All through the film, people are discussing the nature of the universe (it has no center and no edges) the essence of life (it is a handful of dirt) and the reflections of reality that are more real themselves. We as the audience are left to to either ponder the mundane aspects of the non existent plot or simply allow for these philosophies to wash over us.

If you’ve ever seen a Jarmusch film, the pacing and lack of real content are of little surprise. Jarmusch very much prefers scenery and music over dialogue and plot. Even in the end we are left wondering who we have just followed and, more importantly, why.

What can I say about Jim Jarmusch? He’s known for his enigmatic films, filled with silences and mystery. His subjects have ranged from escaped convicts in Down By Law, to diner discussions in Coffee and Cigarettes. Watching a Jarmusch movie is an act of will. One must be in the mindset for patience and perseverance, as Jarmusch does very little to guide the viewer in his films. More likely, Jarmusch presents scenery and characters and allows the viewer to make up his own mind.

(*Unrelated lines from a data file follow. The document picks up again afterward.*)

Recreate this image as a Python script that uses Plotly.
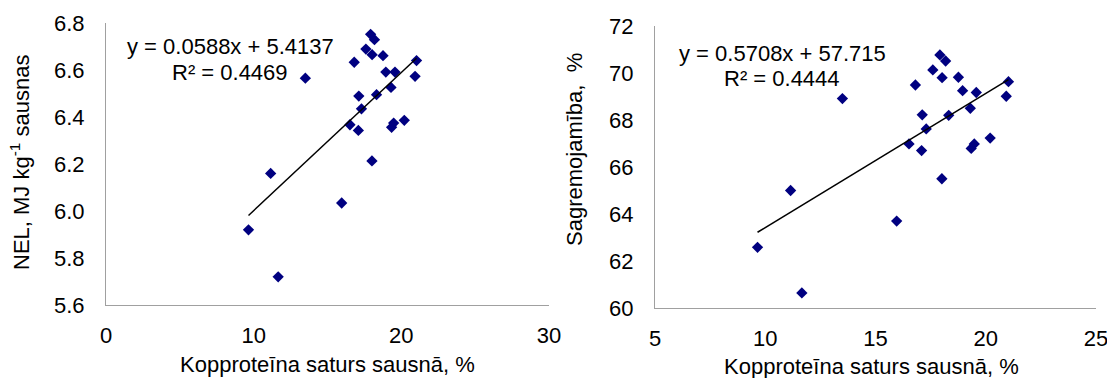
import plotly.graph_objects as go

# Shared x values: crude protein content in dry matter, %
protein = [9.65, 11.66, 11.15, 13.5, 15.96, 16.52, 16.81, 17.09, 17.12, 17.3,
           17.6, 17.92, 18.18, 18.02, 18.01, 18.32, 18.76, 18.95, 19.57, 19.3,
           19.34, 19.48, 20.2, 21.03, 20.93]
# NEL, MJ kg-1 DM
nel = [5.92, 5.72, 6.16, 6.565, 6.034, 6.367, 6.633, 6.343, 6.489, 6.435,
       6.689, 6.752, 6.729, 6.665, 6.213, 6.495, 6.661, 6.591, 6.591, 6.526,
       6.356, 6.374, 6.386, 6.640, 6.573]
# Digestibility, %
digest = [62.58, 60.64, 65.0, 68.91, 63.70, 66.98, 69.49, 66.70, 68.22, 67.62,
          70.13, 70.77, 70.51, 69.80, 65.50, 68.20, 69.82, 69.25, 69.17, 68.50,
          66.79, 66.98, 67.23, 69.63, 69.01]

# Trend line coefficients (as printed on the chart)
nel_slope, nel_intercept, nel_r2 = 0.0588, 5.4137, 0.4469
dig_slope, dig_intercept, dig_r2 = 0.5708, 57.715, 0.4444

left_xticks = [0, 10, 20, 30]
left_yticks = [5.6, 5.8, 6.0, 6.2, 6.4, 6.6, 6.8]
right_xticks = [5, 10, 15, 20, 25]
right_yticks = [60, 62, 64, 66, 68, 70, 72]

W, H = 1107, 378
FONT = "Liberation Sans, Arial, sans-serif"
MARK = "#000080"
AXC = "#a0a0a0"

xmin, xmax = min(protein), max(protein)

fig = go.Figure()
fig.add_trace(go.Scatter(x=protein, y=nel, mode="markers", xaxis="x", yaxis="y",
                         marker=dict(symbol="diamond", size=8.7, color=MARK)))
fig.add_trace(go.Scatter(x=[xmin, xmax],
                         y=[nel_slope * xmin + nel_intercept, nel_slope * xmax + nel_intercept],
                         mode="lines", xaxis="x", yaxis="y",
                         line=dict(color="black", width=1.5)))
fig.add_trace(go.Scatter(x=protein, y=digest, mode="markers", xaxis="x2", yaxis="y2",
                         marker=dict(symbol="diamond", size=8.7, color=MARK)))
fig.add_trace(go.Scatter(x=[xmin, xmax],
                         y=[dig_slope * xmin + dig_intercept, dig_slope * xmax + dig_intercept],
                         mode="lines", xaxis="x2", yaxis="y2",
                         line=dict(color="black", width=1.5)))


def px_x(p):
    return p / W


def px_y(p):
    return 1 - p / H


axis_common = dict(showgrid=False, zeroline=False, showline=True, linecolor=AXC,
                   linewidth=1, ticks="outside", tickcolor="rgba(0,0,0,0)",
                   automargin=False, ticklabeloverflow="allow",
                   tickfont=dict(family=FONT, size=22, color="#000000"))

fig.update_layout(
    width=W, height=H, margin=dict(l=0, r=0, t=0, b=0, autoexpand=False),
    paper_bgcolor="white", plot_bgcolor="white", showlegend=False,
    font=dict(family=FONT, size=22, color="#000000"),
    xaxis=dict(domain=[px_x(106), px_x(549)], range=[0, 30], tickvals=left_xticks,
               anchor="y", ticklen=11, **axis_common),
    yaxis=dict(domain=[px_y(305), px_y(23)], range=[5.6, 6.8], tickvals=left_yticks,
               tickformat=".1f", anchor="x", ticklen=16, **axis_common),
    xaxis2=dict(domain=[px_x(655), px_x(1096)], range=[5, 25.0001], tickvals=right_xticks,
                anchor="y2", ticklen=11, **axis_common),
    yaxis2=dict(domain=[px_y(308), px_y(26)], range=[60, 72], tickvals=right_yticks,
                anchor="x2", ticklen=16, **axis_common),
)

ann = []


def add_text(text, xp, yp, angle=0):
    ann.append(dict(text=text, x=px_x(xp), y=px_y(yp), xref="paper", yref="paper",
                    xanchor="center", yanchor="middle", showarrow=False,
                    textangle=angle, font=dict(family=FONT, size=22, color="#000000")))


add_text(f"y = {nel_slope}x + {nel_intercept}", 230, 47)
add_text(f"R² = {nel_r2}", 230, 72)
add_text(f"y = {dig_slope}x + {dig_intercept}", 782, 54)
add_text(f"R² = {dig_r2}", 782, 79)
add_text("Kopproteīna saturs sausnā, %", 327, 364)
add_text("Kopproteīna saturs sausnā, %", 871, 366)
add_text("NEL, MJ kg<sup>-1</sup> sausnas", 20, 163, -90)
add_text("Sagremojamība,  %", 575, 150, -90)
fig.update_layout(annotations=ann)

fig.write_html("out.html")
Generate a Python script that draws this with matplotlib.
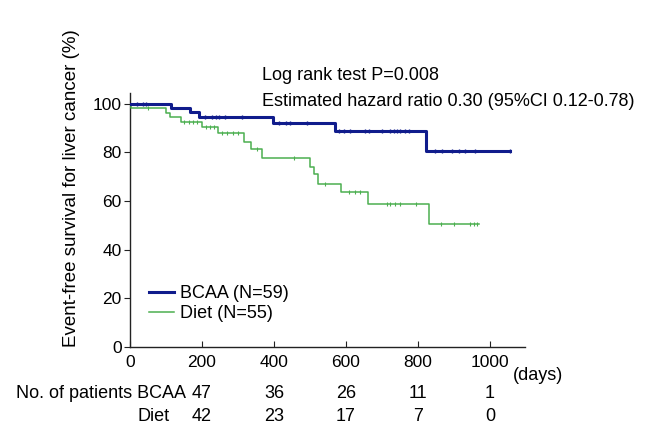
import numpy as np
import matplotlib
matplotlib.use("Agg")
import matplotlib.pyplot as plt
from matplotlib.lines import Line2D
import matplotlib.transforms as mtransforms

plt.rcParams['font.family'] = ['Liberation Sans', 'DejaVu Sans']

# ---- data ----
bcaa_times = [0, 113, 166, 191, 397, 569, 823]
bcaa_surv = [100, 98.5, 96.5, 94.8, 92.0, 89.0, 80.8]
bcaa_end = 1054
bcaa_censor = [20, 35, 45, 208, 227, 238, 247, 263, 310, 413, 432, 443, 492,
               580, 594, 612, 654, 663, 700, 723, 732, 741, 751, 765, 774,
               848, 866, 894, 913, 931, 959, 1054]

diet_times = [0, 3, 100, 110, 141, 201, 244, 316, 337, 367, 501, 511, 523, 587, 661, 829]
diet_surv = [100, 98.5, 96.4, 94.5, 92.5, 90.4, 87.9, 84.5, 81.3, 77.8, 74.2, 71.0,
             67.0, 63.6, 58.9, 50.4]
diet_end = 968
diet_censor = [50, 150, 165, 175, 185, 210, 222, 232, 255, 270, 285, 300, 352, 455,
               541, 607, 626, 640, 714, 723, 737, 751, 794, 865, 899, 945, 954, 963]

risk_days = [200, 400, 600, 800, 1000]
risk_bcaa = [47, 36, 26, 11, 1]
risk_diet = [42, 23, 17, 7, 0]

xticks = [0, 200, 400, 600, 800, 1000]
yticks = [0, 20, 40, 60, 80, 100]

bcaa_color = '#101c8c'
diet_color = '#4caf50'

W, H = 665, 429
FS = 13
fig = plt.figure(figsize=(W / 100, H / 100), dpi=100)
ax = fig.add_axes([130 / W, 1 - 346.7 / H, (525 - 130) / W, (346.7 - 93) / H])


def stepcurve(times, surv, end):
    t = list(times) + [end]
    s = list(surv) + [surv[-1]]
    return t, s


def surv_at(times, surv, t):
    idx = np.searchsorted(times, t, side='right') - 1
    return np.asarray(surv)[idx]


t, s = stepcurve(diet_times, diet_surv, diet_end)
ax.step(t, s, where='post', color=diet_color, lw=1.1, zorder=3)
ax.plot(diet_censor, surv_at(diet_times, diet_surv, diet_censor), ls='none',
        marker='|', ms=2.8, mew=0.8, color=diet_color, zorder=3)

t, s = stepcurve(bcaa_times, bcaa_surv, bcaa_end)
ax.step(t, s, where='post', color=bcaa_color, lw=2.2, zorder=4)
ax.plot(bcaa_censor, surv_at(bcaa_times, bcaa_surv, bcaa_censor), ls='none',
        marker='|', ms=3.2, mew=1.0, color=bcaa_color, zorder=4)

ax.set_xlim(0, 1097)
ax.set_ylim(0, 104.5)
ax.spines['top'].set_visible(False)
ax.spines['right'].set_visible(False)
for sp in ['left', 'bottom']:
    ax.spines[sp].set_linewidth(1.0)
    ax.spines[sp].set_color('#222222')
ax.set_xticks(xticks)
ax.set_yticks(yticks)
ax.tick_params(axis='x', direction='in', length=4, labelsize=12.5, pad=6, color='#222222')
ax.tick_params(axis='y', direction='out', length=4, labelsize=12.5, pad=2, color='#222222')

fig.text(72 / W, 1 - 188 / H, 'Event-free survival for liver cancer (%)', rotation=90,
         ha='center', va='center', fontsize=13.5)

fig.text(262 / W, 1 - 75 / H, 'Log rank test P=0.008', ha='left', va='center', fontsize=FS)
fig.text(262 / W, 1 - 101 / H, 'Estimated hazard ratio 0.30 (95%CI 0.12-0.78)',
         ha='left', va='center', fontsize=FS)

# legend
handles = [Line2D([], [], color=bcaa_color, lw=2.2), Line2D([], [], color=diet_color, lw=1.1)]
leg = ax.legend(handles, ['BCAA (N=59)', 'Diet (N=55)'], loc='lower left',
                bbox_to_anchor=(0.025, 0.06), frameon=False, fontsize=FS,
                handlelength=1.4, handletextpad=0.35, labelspacing=0.2, borderpad=0)

fig.text(513 / W, 1 - 376 / H, '(days)', ha='left', va='center', fontsize=FS)

# risk table
trans = mtransforms.blended_transform_factory(ax.transData, fig.transFigure)
fig.text(186 / W, 1 - 394 / H, 'No. of patients BCAA', ha='right', va='center', fontsize=FS)
fig.text(170 / W, 1 - 416.5 / H, 'Diet', ha='right', va='center', fontsize=FS)
for d, b, dd in zip(risk_days, risk_bcaa, risk_diet):
    ax.text(d, 1 - 394 / H, str(b), transform=trans, ha='center', va='center', fontsize=FS)
    ax.text(d, 1 - 416.5 / H, str(dd), transform=trans, ha='center', va='center', fontsize=FS)

fig.savefig('out.png', dpi=100)
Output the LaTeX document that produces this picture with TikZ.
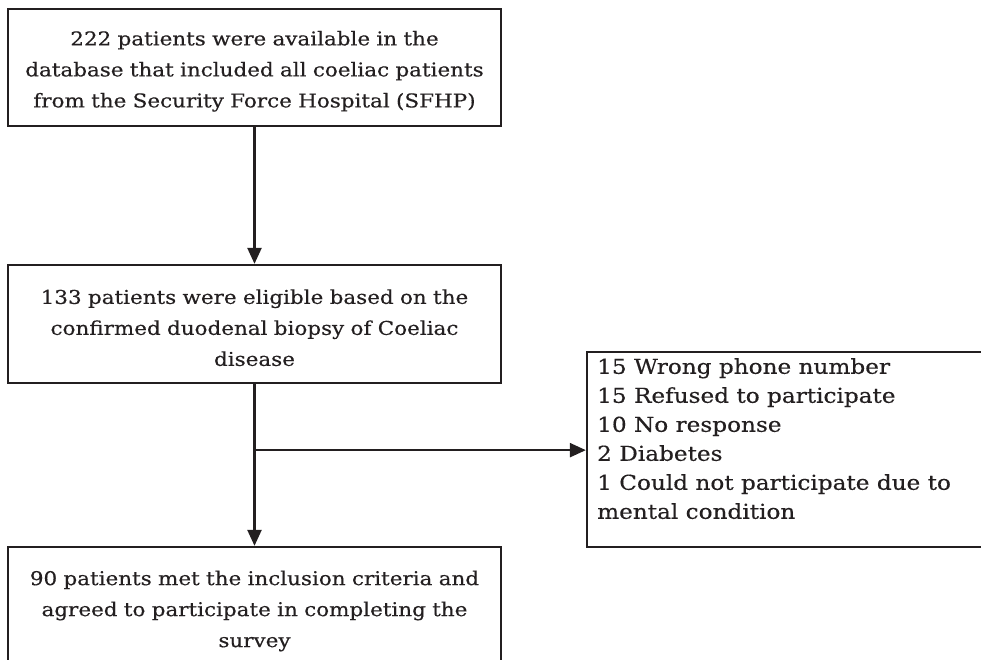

For me, and I’m simply speaking my subjective opinions now, Jarmusch is giving us a look into the reality of non-reality. I know. It’s confusing. I’m not even sure what the Hell I’m talking about. But I’ll try to explain. As we watch our Lone Man on screen, he sticks to such a strict and unwavering routine that we are unsure whether he’s actually working, as he claims to be, or simply floating by, every day a reflection of the last. He wears the same suits for days at a time, only changing when his location does. He practices Tai Chi and sips those same espressos. Only the cups and the rooms change. So the question is then; what is more real? The world around us? Or us ourselves? We see everything as only WE can see it. No one else experiences the world in quite the same way as I do, or you do, or Jarmusch does. It’s all subjective.

What I also got from it is a notion of the ritual of life that we create to accompany the Limits of Control that we have over our reality. The Lone Man is much like a pawn, moved across a board for no discernible reason. He knows that he cannot control this fate, only his own actions, his own behavior. It’s a fascinating exercise in exploration of reality and our confused relationship to it ( one character goes on about how we are all molecules spinning in ecstasy anyways, so chill out already will ya?), but at almost two hours long, it could be reined in a bit.

Based on a script of only twenty five pages, this could have easily been a remarkable short film, something closer to the half hour or forty minute mark. After a while the characters popping up often seem repetitive, and I think that’s the point, but in a film it’s not the best route to go. Film audiences need simple things like relatable characters and forward moving plots to really engage in a film. This does not have those things.

While I appreciated the messages I received from the film ,this is nowhere near my favorite Jarmusch movie. I think Down by Law, Broken Flowers, and Stranger Than Paradise do so much more with their characters and their takes on the fragile human condition. Bill Murray’s look in the final shot of Broken Flowers for me sums up all of the pain, regret and disappointment of a lifetime far better than our Lone Man staring at a covered painting.

I eagerly await the next Jarmusch project, but until then The Limits of Control will be holding, holding, holding it’s remarkable images and amazing music (done by Boris and easily the most satisfying part of the film) in my head for some time to come. It’s worth the watch, if you can stand it.